NEW YORK (CNN) -- A New York State parole board granted parole on Thursday for Amy Fisher, dubbed the "Long Island Lolita," who pleaded guilty to shooting her lover's wife in the head.

Fisher, now 24, spent seven years in prison. She could be released as early as next week.

She received a five-to-15-year prison sentence in 1992 after pleading guilty to first-degree assault for shooting Mary Jo Buttafuoco, then 37, in a jealous rage when Buttafuoco opened the door of her Long Island home.

Fisher, who was 16 at the time of the shooting, said she had been involved in a relationship with the victim's husband, Joey Buttafuoco.

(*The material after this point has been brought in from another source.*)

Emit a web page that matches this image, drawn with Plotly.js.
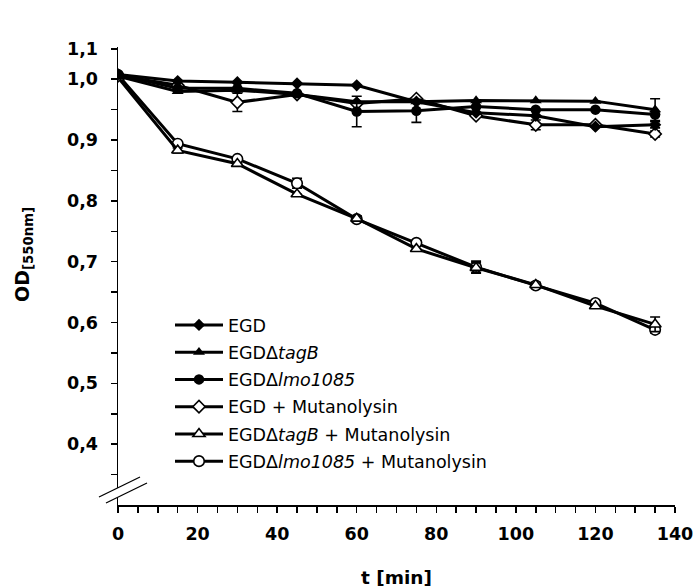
<!DOCTYPE html>
<html>
<head>
<meta charset="utf-8">
<script src="https://cdn.plot.ly/plotly-3.0.1.min.js"></script>
<style>html,body{margin:0;padding:0;background:#fff;}#chart{width:695px;height:588px;}</style>
</head>
<body>
<div id="chart"></div>
<script>
// ---- data ----
var timeMin = [0, 15, 30, 45, 60, 75, 90, 105, 120, 135];

var egd        = [1.008, 0.997, 0.995, 0.993, 0.990, 0.963, 0.945, 0.940, 0.922, 0.925];
var tagB       = [1.005, 0.980, 0.982, 0.975, 0.963, 0.963, 0.965, 0.965, 0.964, 0.950];
var lmo        = [1.008, 0.985, 0.985, 0.977, 0.947, 0.948, 0.955, 0.950, 0.950, 0.942];
var egdMut     = [1.006, 0.990, 0.962, 0.975, 0.960, 0.968, 0.940, 0.925, 0.925, 0.910];
var tagBMut    = [1.003, 0.883, 0.861, 0.811, 0.771, 0.721, 0.690, 0.662, 0.627, 0.597];
var lmoMut     = [1.007, 0.894, 0.869, 0.829, 0.770, 0.731, 0.691, 0.661, 0.632, 0.588];

var egdErr     = [0, 0, 0, 0, 0, 0, 0, 0, 0, 0.005];
var tagBErr    = [0, 0, 0, 0, 0, 0, 0, 0, 0, 0.018];
var lmoErr     = [0, 0, 0, 0, 0.025, 0.019, 0, 0, 0, 0];
var egdMutErr  = [0, 0, 0.015, 0, 0, 0, 0, 0.008, 0, 0.005];
var tagBMutErr = [0, 0.004, 0, 0, 0.004, 0, 0.008, 0, 0, 0.012];
var lmoMutErr  = [0, 0, 0, 0.008, 0.005, 0.004, 0.010, 0.005, 0.004, 0.005];

var seriesNames = [
  'EGD',
  'EGD\u0394<i>tagB</i>',
  'EGD\u0394<i>lmo1085</i>',
  'EGD + Mutanolysin',
  'EGD\u0394<i>tagB</i> + Mutanolysin',
  'EGD\u0394<i>lmo1085</i> + Mutanolysin'
];
var seriesValues = [egd, tagB, lmo, egdMut, tagBMut, lmoMut];
var seriesErrors = [egdErr, tagBErr, lmoErr, egdMutErr, tagBMutErr, lmoMutErr];
var seriesSymbols = ['diamond', 'triangle-up', 'circle', 'diamond-open', 'triangle-up-open', 'circle-open'];

var xTickVals = [0, 20, 40, 60, 80, 100, 120, 140];
var xTickText = ['0', '20', '40', '60', '80', '100', '120', '140'];
var yTickVals = [0.4, 0.5, 0.6, 0.7, 0.8, 0.9, 1.0, 1.05];
var yTickText = ['0,4', '0,5', '0,6', '0,7', '0,8', '0,9', '1,0', '1,1'];

// ---- build traces ----
var sizes = {'diamond': 9.5, 'triangle-up': 10.5, 'circle': 10.5, 'diamond-open': 9.5, 'triangle-up-open': 10.5, 'circle-open': 10.5};
var traces = [];
for (var i = seriesValues.length - 1; i >= 0; i--) {
  var sym = seriesSymbols[i];
  var open = sym.indexOf('open') >= 0;
  traces.push({
    type: 'scatter', mode: 'lines+markers',
    name: seriesNames[i], x: timeMin, y: seriesValues[i],
    legendrank: i + 1, legendgroup: 'g' + i,
    line: {color: '#000', width: 3},
    marker: {symbol: open ? sym.replace('-open', '') : sym, size: sizes[sym],
             color: open ? '#fff' : '#000', line: {color: '#000', width: open ? 1.6 : 0}},
    error_y: {type: 'data', array: seriesErrors[i], visible: true, color: '#000', thickness: 1.6, width: 5}
  });
}

// helper: pixel -> paper for decorative axis-break
var L = 118, R = 675, T = 47, B = 505;
function px(x) { return (x - L) / (R - L); }
function py(y) { return (B - y) / (B - T); }

var layout = {
  width: 695, height: 588,
  margin: {l: L, r: 695 - R, t: T, b: 588 - B},
  paper_bgcolor: '#fff', plot_bgcolor: '#fff',
  showlegend: true,
  legend: {x: px(170), y: py(307), xanchor: 'left', yanchor: 'top',
           font: {family: 'DejaVu Sans', size: 17.5, color: '#000'},
           itemwidth: 48, tracegroupgap: 1.5, traceorder: 'grouped', bgcolor: 'rgba(0,0,0,0)'},
  xaxis: {range: [0, 140], showline: true, linecolor: '#000', linewidth: 1.5,
          showgrid: false, zeroline: false, ticks: 'outside', ticklen: 6, tickwidth: 1.5, tickcolor: '#000',
          tickvals: [0,5,10,15,20,25,30,35,40,45,50,55,60,65,70,75,80,85,90,95,100,105,110,115,120,125,130,135,140],
          ticktext: [], ticklabelstandoff: 6,
          tickfont: {family: 'DejaVu Sans', size: 17.5, weight: 'bold', color: '#000'}},
  yaxis: {range: [0.3, 1.053], showline: true, linecolor: '#000', linewidth: 1.5,
          showgrid: false, zeroline: false, ticks: 'outside', ticklen: 6, tickwidth: 1.5, tickcolor: '#000',
          tickvals: [], ticktext: [], ticklabelstandoff: 9,
          tickfont: {family: 'DejaVu Sans', size: 17.5, weight: 'bold', color: '#000'}},
  annotations: [
    {xref: 'paper', yref: 'paper', x: px(396), y: py(577), xanchor: 'center', yanchor: 'middle',
     text: 't [min]', showarrow: false, font: {family: 'DejaVu Sans', size: 18.5, weight: 'bold', color: '#000'}},
    {xref: 'paper', yref: 'paper', x: px(24), y: py(255), xanchor: 'center', yanchor: 'middle', textangle: -90,
     text: 'OD<sub>[550nm]</sub>', showarrow: false, font: {family: 'DejaVu Sans', size: 19, weight: 'bold', color: '#000'}}
  ],
  shapes: [
    {type: 'path', xref: 'paper', yref: 'paper', layer: 'above', line: {width: 0}, fillcolor: '#fff',
     path: 'M' + px(99) + ',' + py(497) + ' L' + px(140) + ',' + py(477) + ' L' + px(147) + ',' + py(483) + ' L' + px(106) + ',' + py(503) + ' Z'},
    {type: 'line', xref: 'paper', yref: 'paper', layer: 'above', x0: px(99), y0: py(497), x1: px(140), y1: py(477), line: {color: '#000', width: 1.3}},
    {type: 'line', xref: 'paper', yref: 'paper', layer: 'above', x0: px(106), y0: py(503), x1: px(147), y1: py(483), line: {color: '#000', width: 1.3}}
  ]
};

// tick labels (major labelled, minor blank)
var xt = layout.xaxis.tickvals;
for (var k = 0; k < xt.length; k++) {
  var idx = xTickVals.indexOf(xt[k]);
  layout.xaxis.ticktext.push(idx >= 0 ? xTickText[idx] : '');
}
for (var v = 0.35; v <= 1.0501; v += 0.05) {
  var vv = Math.round(v * 100) / 100;
  layout.yaxis.tickvals.push(vv);
  var j = -1;
  for (var m = 0; m < yTickVals.length; m++) if (Math.abs(yTickVals[m] - vv) < 1e-6) j = m;
  layout.yaxis.ticktext.push(j >= 0 ? yTickText[j] : '');
}

Plotly.newPlot('chart', traces, layout, {staticPlot: true, displayModeBar: false});
</script>
</body>
</html>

He spent six months in jail for statutory rape as a result of the affair.

The Buttafuocos moved from Long Island to Los Angeles where Joey is a cable TV talk show host.

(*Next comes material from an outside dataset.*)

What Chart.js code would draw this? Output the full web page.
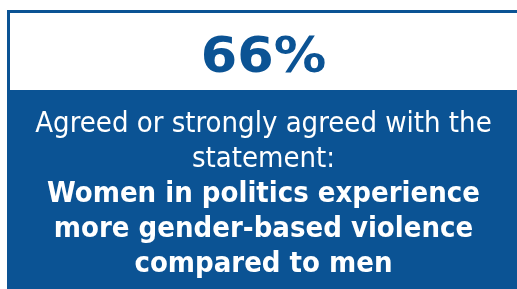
<!DOCTYPE html>
<html>
<head>
<meta charset="utf-8">
<script src="https://cdn.jsdelivr.net/npm/chart.js@4/dist/chart.umd.min.js"></script>
<style>
  html, body { margin:0; padding:0; background:#ffffff; overflow:hidden; width:517px; height:289px; }
  #wrap { position:absolute; left:7px; top:10px; width:513px; height:290px; }
  #bg { position:absolute; left:0; top:0; }
  #pct { position:absolute; left:0; top:6px; width:513px; height:80px; text-align:center;
         font-family:"DejaVu Sans", Verdana, sans-serif; font-weight:bold; font-size:49px;
         color:#0b5394; line-height:80px; transform:scaleX(1.07); transform-origin:256.5px 40px; }
  #txt { position:absolute; left:0; top:95px; width:513px; text-align:center; color:#ffffff;
         font-family:"DejaVu Sans Condensed", "DejaVu Sans", sans-serif; font-stretch:condensed;
         font-size:29px; line-height:35px; white-space:nowrap; }
  #txt b { font-weight:bold; }
</style>
</head>
<body>
<div id="wrap">
  <canvas id="bg" width="513" height="290"></canvas>
  <div id="pct"></div>
  <div id="txt"></div>
</div>
<script>
const categories = ["Agreed or strongly agreed"];
const values = [66];
const statementLines = ["Agreed or strongly agreed with the", "statement:"];
const boldLines = ["Women in politics experience", "more gender-based violence", "compared to men"];

document.getElementById('pct').textContent = values[0] + '%';
const txt = document.getElementById('txt');
txt.innerHTML = statementLines.join('<br>') + '<br><b>' + boldLines.join('<br>') + '</b>';

const BLUE = '#0b5394';
const framePlugin = {
  id: 'frame',
  beforeDraw(chart) {
    const ctx = chart.ctx;
    ctx.save();
    ctx.fillStyle = '#ffffff';
    ctx.fillRect(0, 0, chart.width, chart.height);
    ctx.strokeStyle = BLUE;
    ctx.lineWidth = 3;
    ctx.strokeRect(1.5, 1.5, chart.width + 5, 80);
    ctx.fillStyle = BLUE;
    ctx.fillRect(0, 80, chart.width, chart.height - 80);
    ctx.restore();
  }
};

new Chart(document.getElementById('bg'), {
  type: 'bar',
  data: { labels: categories, datasets: [{ data: values, backgroundColor: 'rgba(0,0,0,0)', borderWidth: 0 }] },
  options: {
    responsive: false, animation: false,
    plugins: { legend: { display: false }, tooltip: { enabled: false } },
    scales: { x: { display: false }, y: { display: false, min: 0, max: 100 } }
  },
  plugins: [framePlugin]
});
</script>
</body>
</html>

Fisher was dubbed the "Long Island Lolita" by the New York City tabloids, a reference to the Vladimir Nabokov novel about a middle-aged man's obsession with a 12-year-old girl. The case attracted national attention and was the subject of several made-for-television movies.

The three-member state parole board, which refused to parole Fisher in 1997, voted 2-to-1 to release Fisher, according to a spokesperson for the state Division of Parole.

Fisher went before the panel Tuesday at the Albion Correctional Facility in western New York where she's been serving out her sentence.

A Mother's Day gift

In a statement, Fisher's mother, Rose Fisher, said she had "prayed and waited for this moment to arrive. Knowing my daughter is coming home is the best Mother's Day gift I could wish for.

"I am looking forward to holding her in my arms, telling her I love her, and getting started on the rest of our lives together," Mrs. Fisher added.

Fisher's lawyer, Bruce Barket, said his client will live with her mother in New York state and look for a job in the fashion industry.

Fisher apologizes

At a court appearance in April, Fisher apologized to Mary Jo Buttafuoco.

"What happened to you -- it wasn't your husband's fault ... It wasn't my father's fault. It was my fault and I'm sorry," Fisher said.

Buttafuoco, who attended the hearing, told the judge she forgave Fisher.

Afterward, state Supreme Court Judge Ira Wexner threw out Fisher's 1992 guilty plea and sentenced her to a shorter prison term, clearing the way for her release, with parole board approval. Fisher had argued she was denied effective legal counsel when she initially pleaded guilty.